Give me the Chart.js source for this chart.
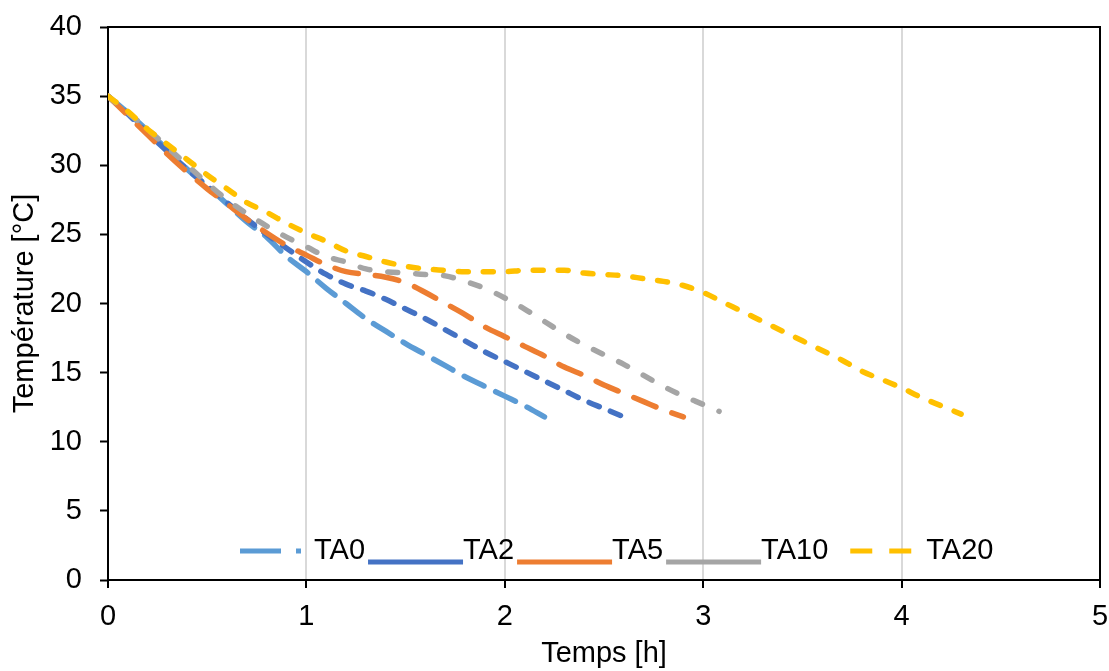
<!DOCTYPE html>
<html>
<head>
<meta charset="utf-8">
<script src="https://cdn.jsdelivr.net/npm/chart.js@4/dist/chart.umd.min.js"></script>
<style>
  html, body { margin: 0; padding: 0; background: #ffffff; }
  #wrap { width: 1109px; height: 671px; position: relative; }
</style>
</head>
<body>
<div id="wrap"><canvas id="c" width="1109" height="671"></canvas></div>
<script>
// ---- Data ----
const seriesNames = ["TA0", "TA2", "TA5", "TA10", "TA20"];

const timeTA0 = [0, 0.1, 0.2, 0.3, 0.4, 0.5, 0.6, 0.7, 0.8, 0.9, 1.0, 1.1, 1.2, 1.3, 1.4, 1.5, 1.6, 1.7, 1.8, 1.9, 2.0, 2.1, 2.2];
const tempTA0 = [35, 33.8, 32.5, 31.1, 29.7, 28.5, 27.2, 25.9, 24.8, 23.4, 22.3, 21.1, 20.0, 18.9, 18.0, 17.1, 16.3, 15.5, 14.7, 14.0, 13.3, 12.6, 11.8];

const timeTA2 = [0, 0.1, 0.2, 0.3, 0.4, 0.5, 0.6, 0.7, 0.8, 0.9, 1.0, 1.1, 1.2, 1.3, 1.4, 1.5, 1.6, 1.7, 1.8, 1.9, 2.0, 2.1, 2.2, 2.3, 2.4, 2.5, 2.6];
const tempTA2 = [35, 33.7, 32.3, 31.0, 29.7, 28.5, 27.3, 26.1, 25.0, 24.0, 23.0, 22.1, 21.4, 20.9, 20.3, 19.6, 18.9, 18.1, 17.3, 16.5, 15.8, 15.1, 14.4, 13.7, 13.0, 12.4, 11.8];

const timeTA5 = [0, 0.1, 0.2, 0.3, 0.4, 0.5, 0.6, 0.7, 0.8, 0.9, 1.0, 1.1, 1.2, 1.3, 1.4, 1.5, 1.6, 1.7, 1.8, 1.9, 2.0, 2.1, 2.2, 2.3, 2.4, 2.5, 2.6, 2.7, 2.8, 2.9];
const tempTA5 = [35, 33.6, 32.2, 30.8, 29.5, 28.3, 27.2, 26.1, 25.1, 24.2, 23.5, 22.8, 22.3, 22.1, 21.9, 21.5, 20.8, 20.0, 19.2, 18.3, 17.6, 16.9, 16.2, 15.4, 14.8, 14.1, 13.5, 12.9, 12.3, 11.8];

const timeTA10 = [0, 0.1, 0.2, 0.3, 0.4, 0.5, 0.6, 0.7, 0.8, 0.9, 1.0, 1.1, 1.2, 1.3, 1.4, 1.5, 1.6, 1.7, 1.8, 1.9, 2.0, 2.1, 2.2, 2.3, 2.4, 2.5, 2.6, 2.7, 2.8, 2.9, 3.0, 3.08];
const tempTA10 = [35, 33.8, 32.6, 31.3, 30.0, 28.7, 27.5, 26.5, 25.6, 24.8, 24.1, 23.4, 23.0, 22.5, 22.3, 22.2, 22.1, 22.0, 21.6, 21.1, 20.4, 19.6, 18.7, 17.8, 17.0, 16.3, 15.6, 14.8, 14.0, 13.3, 12.7, 12.2];

const timeTA20 = [0, 0.1, 0.2, 0.3, 0.4, 0.5, 0.6, 0.7, 0.8, 0.9, 1.0, 1.1, 1.2, 1.3, 1.4, 1.5, 1.6, 1.7, 1.8, 1.9, 2.0, 2.1, 2.2, 2.3, 2.4, 2.5, 2.6, 2.7, 2.8, 2.9, 3.0, 3.1, 3.2, 3.3, 3.4, 3.5, 3.6, 3.7, 3.8, 3.9, 4.0, 4.1, 4.2, 4.3];
const tempTA20 = [35, 33.9, 32.6, 31.5, 30.4, 29.3, 28.3, 27.3, 26.6, 25.8, 25.1, 24.5, 23.8, 23.4, 23.0, 22.7, 22.5, 22.4, 22.3, 22.3, 22.3, 22.4, 22.4, 22.4, 22.2, 22.1, 22.0, 21.8, 21.6, 21.3, 20.8, 20.1, 19.4, 18.7, 18.0, 17.3, 16.6, 15.9, 15.1, 14.5, 13.9, 13.2, 12.6, 12.0];

const xTicks = [0, 1, 2, 3, 4, 5];
const yTicks = [0, 5, 10, 15, 20, 25, 30, 35, 40];

const xTitle = "Temps [h]";
const yTitle = "Température [°C]";

// ---- Styles ----
const colors = ["#5B9BD5", "#4472C4", "#ED7D31", "#A5A5A5", "#FFC000"];
const dashes = [[22, 13], [11, 12], [24, 17], [10, 18], [10, 15]];
const times = [timeTA0, timeTA2, timeTA5, timeTA10, timeTA20];
const temps = [tempTA0, tempTA2, tempTA5, tempTA10, tempTA20];

const FONT = "'Liberation Sans', Arial, sans-serif";
const FSIZE = 29;

const datasets = seriesNames.map((name, i) => ({
  label: name,
  data: times[i].map((t, k) => ({ x: t, y: temps[i][k] })),
  borderColor: colors[i],
  backgroundColor: colors[i],
  borderWidth: 5.5,
  borderDash: dashes[i],
  borderCapStyle: 'round',
  borderJoinStyle: 'round',
  pointRadius: 0,
  fill: false,
  cubicInterpolationMode: 'monotone',
  order: seriesNames.length - i
}));

// frame (top & right border) plugin
const framePlugin = {
  id: 'frame',
  afterDraw(chart) {
    const { ctx, chartArea: a } = chart;
    ctx.save();
    ctx.strokeStyle = '#000';
    ctx.lineWidth = 2;
    ctx.beginPath();
    ctx.moveTo(a.left, a.top);
    ctx.lineTo(a.right, a.top);
    ctx.lineTo(a.right, a.bottom + 8);
    ctx.stroke();
    ctx.restore();
  }
};

// custom legend drawn inside plot area, near bottom
const legendPlugin = {
  id: 'insideLegend',
  afterDraw(chart) {
    const { ctx, chartArea: a } = chart;
    ctx.save();
    ctx.font = FSIZE + "px " + FONT;
    ctx.fillStyle = '#000';
    ctx.textBaseline = 'middle';
    ctx.textAlign = 'left';
    const sampleW = 95;
    const yMid = a.bottom - 29;
    let x = a.left + 111;
    chart.data.datasets.forEach((ds, i) => {
      ctx.save();
      ctx.strokeStyle = ds.borderColor;
      ctx.lineWidth = 5;
      ctx.beginPath();
      if (i === 0) {
        ctx.setLineDash([41, 15, 5, 100]);
        ctx.moveTo(x + 21, yMid);
        ctx.lineTo(x + 83, yMid);
      } else if (i === seriesNames.length - 1) {
        ctx.setLineDash([22, 17]);
        ctx.moveTo(x + 19, yMid);
        ctx.lineTo(x + 81, yMid);
      } else {
        ctx.setLineDash([]);
        ctx.moveTo(x, yMid + 11);
        ctx.lineTo(x + sampleW, yMid + 11);
      }
      ctx.stroke();
      ctx.restore();
      ctx.fillText(ds.label, x + sampleW, yMid);
      x += sampleW + ctx.measureText(ds.label).width + 3;
    });
    ctx.restore();
  }
};

new Chart(document.getElementById('c'), {
  type: 'line',
  data: { datasets },
  options: {
    responsive: false,
    animation: false,
    devicePixelRatio: 1,
    layout: { padding: { top: 27, right: 9, left: 0, bottom: 0 } },
    plugins: {
      legend: { display: false },
      tooltip: { enabled: false }
    },
    scales: {
      x: {
        type: 'linear',
        min: 0, max: 5,
        afterBuildTicks: (s) => { s.ticks = xTicks.map(v => ({ value: v })); },
        afterFit: (s) => { s.height = 91; s.paddingLeft = 0; s.paddingRight = 0; },
        ticks: { font: { family: FONT, size: FSIZE }, color: '#000', padding: 12, maxRotation: 0 },
        grid: {
          color: (c) => (c.tick && c.tick.value > 0 && c.tick.value < 5) ? '#D9D9D9' : 'rgba(0,0,0,0)',
          lineWidth: 2,
          tickColor: '#000',
          tickLength: 8,
          tickWidth: 2
        },
        border: { color: '#000', width: 2 },
        title: { display: true, text: xTitle, font: { family: FONT, size: FSIZE }, color: '#000', padding: { top: 0, bottom: 0 } }
      },
      y: {
        type: 'linear',
        min: 0, max: 40,
        afterBuildTicks: (s) => { s.ticks = yTicks.map(v => ({ value: v })); },
        afterFit: (s) => { s.width = 108; s.paddingTop = 0; s.paddingBottom = 0; },
        ticks: { font: { family: FONT, size: FSIZE }, color: '#000', padding: 18 },
        grid: {
          drawOnChartArea: false,
          tickColor: '#000',
          tickLength: 8,
          tickWidth: 2
        },
        border: { color: '#000', width: 2 },
        title: { display: true, text: yTitle, font: { family: FONT, size: FSIZE }, color: '#000', padding: { top: 8, bottom: 0 } }
      }
    }
  },
  plugins: [framePlugin, legendPlugin]
});
</script>
</body>
</html>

- **WORK TO COMPLETE**: Your task is to restate word for word the lines from the top of the data to the line containing "12.9, 12.3, 11.8];", both ends included, with every picture left out.

- **OUTPUT OF THE EXERCISE**:
Give me the Chart.js source for this chart.
<!DOCTYPE html>
<html>
<head>
<meta charset="utf-8">
<script src="https://cdn.jsdelivr.net/npm/chart.js@4/dist/chart.umd.min.js"></script>
<style>
  html, body { margin: 0; padding: 0; background: #ffffff; }
  #wrap { width: 1109px; height: 671px; position: relative; }
</style>
</head>
<body>
<div id="wrap"><canvas id="c" width="1109" height="671"></canvas></div>
<script>
// ---- Data ----
const seriesNames = ["TA0", "TA2", "TA5", "TA10", "TA20"];

const timeTA0 = [0, 0.1, 0.2, 0.3, 0.4, 0.5, 0.6, 0.7, 0.8, 0.9, 1.0, 1.1, 1.2, 1.3, 1.4, 1.5, 1.6, 1.7, 1.8, 1.9, 2.0, 2.1, 2.2];
const tempTA0 = [35, 33.8, 32.5, 31.1, 29.7, 28.5, 27.2, 25.9, 24.8, 23.4, 22.3, 21.1, 20.0, 18.9, 18.0, 17.1, 16.3, 15.5, 14.7, 14.0, 13.3, 12.6, 11.8];

const timeTA2 = [0, 0.1, 0.2, 0.3, 0.4, 0.5, 0.6, 0.7, 0.8, 0.9, 1.0, 1.1, 1.2, 1.3, 1.4, 1.5, 1.6, 1.7, 1.8, 1.9, 2.0, 2.1, 2.2, 2.3, 2.4, 2.5, 2.6];
const tempTA2 = [35, 33.7, 32.3, 31.0, 29.7, 28.5, 27.3, 26.1, 25.0, 24.0, 23.0, 22.1, 21.4, 20.9, 20.3, 19.6, 18.9, 18.1, 17.3, 16.5, 15.8, 15.1, 14.4, 13.7, 13.0, 12.4, 11.8];

const timeTA5 = [0, 0.1, 0.2, 0.3, 0.4, 0.5, 0.6, 0.7, 0.8, 0.9, 1.0, 1.1, 1.2, 1.3, 1.4, 1.5, 1.6, 1.7, 1.8, 1.9, 2.0, 2.1, 2.2, 2.3, 2.4, 2.5, 2.6, 2.7, 2.8, 2.9];
const tempTA5 = [35, 33.6, 32.2, 30.8, 29.5, 28.3, 27.2, 26.1, 25.1, 24.2, 23.5, 22.8, 22.3, 22.1, 21.9, 21.5, 20.8, 20.0, 19.2, 18.3, 17.6, 16.9, 16.2, 15.4, 14.8, 14.1, 13.5, 12.9, 12.3, 11.8];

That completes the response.